In 2014, he joined Newsnight as a political researcher, briefing presenters for major interviews, before becoming an occasional reporter for the programme as well as wider BBC output, including Victoria Derbyshire and BBC Radio Four. In 2015, Goodall reported from both the Charlie Hebdo shooting and November 2015 Paris attacks. Goodall conducted the last interview with Labour Party politician Denis Healey before the latter’s death in October 2015.

===Sky News===
Goodall left the BBC in 2016 to join Sky News as a political correspondent. He became known for his coverage of the Brexit crisis and the strife within the Labour Party, and in 2019 was named a MHP Communications "30 under 30" young journalists to watch. That year, he presented a documentary on the rise of Nigel Farage and the Brexit Party. He became known for his election and data analysis, and became a main presenter on Sky's election programmes in 2017 and 2019. His first book, an analysis of New Labour and Jeremy Corbyn titled Left for Dead?: The Strange Death and Rebirth of the Labour Party, was published in 2018.

===Return to BBC Newsnight===
He returned to the BBC in January 2020 as Newsnights policy editor. He went on to become one of the most prominent faces of the BBC's reporting on the COVID-19 pandemic, especially its impact on schools, care homes and the death rate. In August 2020, he reported extensively on the A-level grading scandal, credited with changing government policy over which grades would be given to students in that year's exams, for which he was nominated for an Orwell Prize in 2021. In 2022, he reported from the western Ukrainian border on the outbreak of the Russo-Ukrainian War and the resultant refugee crisis in eastern Poland.

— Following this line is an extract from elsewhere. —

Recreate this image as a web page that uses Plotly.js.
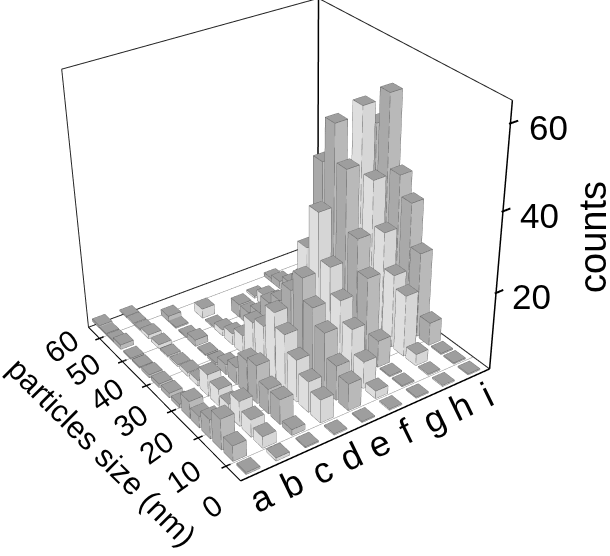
<!DOCTYPE html>
<html><head><meta charset="utf-8"><script src="https://cdn.plot.ly/plotly-3.0.1.min.js"></script>
<style>html,body{margin:0;padding:0;width:610px;height:556px;overflow:hidden;background:#fff}#p{position:absolute;left:-336px;top:-313px;width:1175px;height:1175px}</style></head><body><div id="p"></div>
<script>
const categories=['a','b','c','d','e','f','g','h','i'];
const sizes=[7.5,12,16,20,24,27.5,31.5,35.5,39.5,43.5,47.5,51.2,55.5,58.5,62,65];
const sizeTicks=[0,10,20,30,40,50,60];
const countTicks=[20,40,60];
const N=null;
const col_a=[.5,4,8,5,3,4.5,1,1.2,1,.8,.3,.3,1.2,.3,.3,.6];
const col_b=[.8,3,4.5,6.5,3,4.5,5.7,1.5,1,.5,.3,1,1,.3,.3,.3];
const col_c=[.3,1.5,6.5,6.5,10,9,4.5,2.7,.6,.3,1.7,.3,.3,1.5,N,N];
const col_d=[.3,6,8,11,15,18.5,12.5,11,5,3,1.6,.3,2.5,N,N,N];
const col_e=[.3,7,9,15,19,24.5,19,14,11,6,3.5,3.5,N,N,N,N];
const col_f=[.3,2,7,13,18,24.5,36,25,10,7,4,3,.5,N,N,N];
const col_g=[.3,.3,.3,7,21,29,44,53,42,14,7,4,2,1,N,N];
const col_h=[.3,.3,3,16,19,28,39,55,29,14,7,3,1,N,N,N];
const col_i=[.3,.3,.3,6,22,33,38,56,47,29,14,6,2,1,N,N];
const counts=[col_a,col_b,col_c,col_d,col_e,col_f,col_g,col_h,col_i];
const X=[],Y=[],Z=[],I=[],J=[],K=[],FC=[];
const ex=[],ey=[],ez=[];
const hw=0.23,hd=1.6;
function box(cx,cy,h,dark){
 const b=X.length,xs=[cx-hw,cx+hw],ys=[cy-hd,cy+hd];
 for(const z of [0,h])for(const y of ys)for(const x of xs){X.push(x);Y.push(y);Z.push(z);}
 const top='#9e9e9e',fl=dark?'#a9a9a9':'#dedede',fr=dark?'#b9b9b9':'#d6d6d6';
 const q=(a,b2,c,d,col)=>{I.push(b+a,b+a);J.push(b+b2,b+c);K.push(b+c,b+d);FC.push(col,col);};
 q(4,5,7,6,top);q(0,1,5,4,fr);q(0,2,6,4,fl);q(1,3,7,5,'#888');q(2,3,7,6,'#888');
 const v=(a,c)=>{ex.push(X[b+a],X[b+c],null);ey.push(Y[b+a],Y[b+c],null);ez.push(Z[b+a],Z[b+c],null);};
 v(4,5);v(5,7);v(7,6);v(6,4);v(0,1);v(0,2);v(0,4);v(1,5);v(2,6);
}
counts.forEach((c,j)=>c.forEach((h,i)=>{ if(h!==null) box(j+.5,sizes[i],h,j%2===0);}));
const xr=[-3,12],yr=[-10,80],zr=[-5,70];
const y0=5,y1=65,x1=9,zt=65;
const L=(x,y,z,color,width)=>({type:'scatter3d',mode:'lines',x,y,z,line:{color,width},hoverinfo:'skip',showlegend:false});
const gx=[],gy=[],gz=[],tx=[],ty=[],tz=[],zx=[],zy=[],zz=[];
sizeTicks.slice(1).forEach(t=>{gx.push(0,x1,null);gy.push(t,t,null);gz.push(0,0,null);tx.push(-.15,.15,null);ty.push(t,t,null);tz.push(0,0,null);});
countTicks.forEach(t=>{zx.push(x1-.05,x1+.28,null);zy.push(y0,y0,null);zz.push(t,t,null);});
const tr=[
 {type:'mesh3d',x:X,y:Y,z:Z,i:I,j:J,k:K,facecolor:FC,flatshading:true,lighting:{ambient:1,diffuse:0,specular:0,roughness:1,fresnel:0},hoverinfo:'skip',showscale:false},
 L(ex,ey,ez,'#555',1),
 L(gx,gy,gz,'#888',1),
 L(tx,ty,tz,'#000',3),
 L(zx,zy,zz,'#000',4),
 L([0,x1],[y0,y0],[0,0],'#000',3),
 L([0,0],[y0,y1],[0,0],'#000',2),
 L([x1,x1],[y0,y0],[0,zt],'#000',3),
 L([x1,x1],[y1,y1],[0,zt],'#000',3),
 L([0,0,x1,x1],[y1,y1,y1,y0],[0,zt,zt,zt],'#222',2),
 L([0,x1,x1],[y1,y1,y0],[0,0,0],'#222',2)
];
const ann=[];
categories.forEach((c,j)=>ann.push({x:j+.1,y:-1,z:0,text:c,showarrow:false,textangle:-26,font:{family:'Liberation Sans',size:36,color:'#000'}}));
sizeTicks.forEach(t=>ann.push({x:-1.2,y:t+2,z:0,text:String(t),showarrow:false,textangle:-35,font:{family:'Liberation Sans',size:30,color:'#000'}}));
countTicks.forEach(t=>ann.push({x:9.85,y:1,z:t-1,text:String(t),showarrow:false,font:{family:'Liberation Sans',size:35,color:'#000'}}));
const ox=336,oy=313,S=1175;
const P=(px,py,text,angle,size)=>({xref:'paper',yref:'paper',x:(px+ox)/S,y:1-(py+oy)/S,text,textangle:angle,showarrow:false,xanchor:'center',yanchor:'middle',font:{family:'Liberation Sans',size,color:'#000'}});
const ax=(r)=>({range:r,showgrid:false,showline:false,zeroline:false,showticklabels:false,showbackground:false,showspikes:false,ticks:'',title:{text:''}});
Plotly.newPlot('p',tr,{width:S,height:S,margin:{l:0,r:0,t:0,b:0},paper_bgcolor:'#fff',showlegend:false,
 annotations:[P(593,237,'counts',-90,38),P(102,452,'particles size (nm)',45,31)],
 scene:{domain:{x:[0,1],y:[0,1]},dragmode:'orbit',annotations:ann,xaxis:ax(xr),yaxis:ax(yr),zaxis:ax(zr),aspectmode:'manual',aspectratio:{x:15/9,y:90/60,z:75/65},
 camera:{projection:{type:'perspective'},eye:{x:-2.223,y:-3.319,z:2.381},center:{x:-.136,y:-.019,z:-.138},up:{x:.0191,y:-.0124,z:.9997}}}},{displayModeBar:false});
</script></body></html>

That year, he presented a Radio Four documentary, "What is a Tory?", on the evolution of Conservative political thought. Goodall featured in the BBC's election night coverage and was called a "rising star" of the corporation.

Goodall later stated that the BBC had not protected his editorial freedom from criticism by former Conservative Party communications chief Robbie Gibb, who was appointed to the BBC board in May 2021 and should not have had direct editorial involvement. Editors had instead warned him to "be careful: Robbie is watching you". This in part led to his decision later to leave the BBC.

===Post-BBC===
In June 2022, Goodall announced he was leaving the BBC to join media company Global Media & Entertainment to make a daily podcast (The News Agents with Emily Maitlis and Jon Sopel). He stated on Twitter that he would be remaining at Newsnight for "a while yet". The News Agents was launched on 30 August 2022.

In July 2025, Goodall said he had been subject to a "constitutionally unprecedented" super-injunction by the UK government for 23 months, to prevent the reporting of a "catastrophic" data leak pertaining to Afghan asylum seekers. Goodall called the case "deeply disturbing for press freedom" in the UK.

Goodall writes for the New Statesman.

==Personal life==
Goodall married Tone Langengen in August 2023. She is the Tony Blair Institute for Global Change's senior climate and energy policy adviser.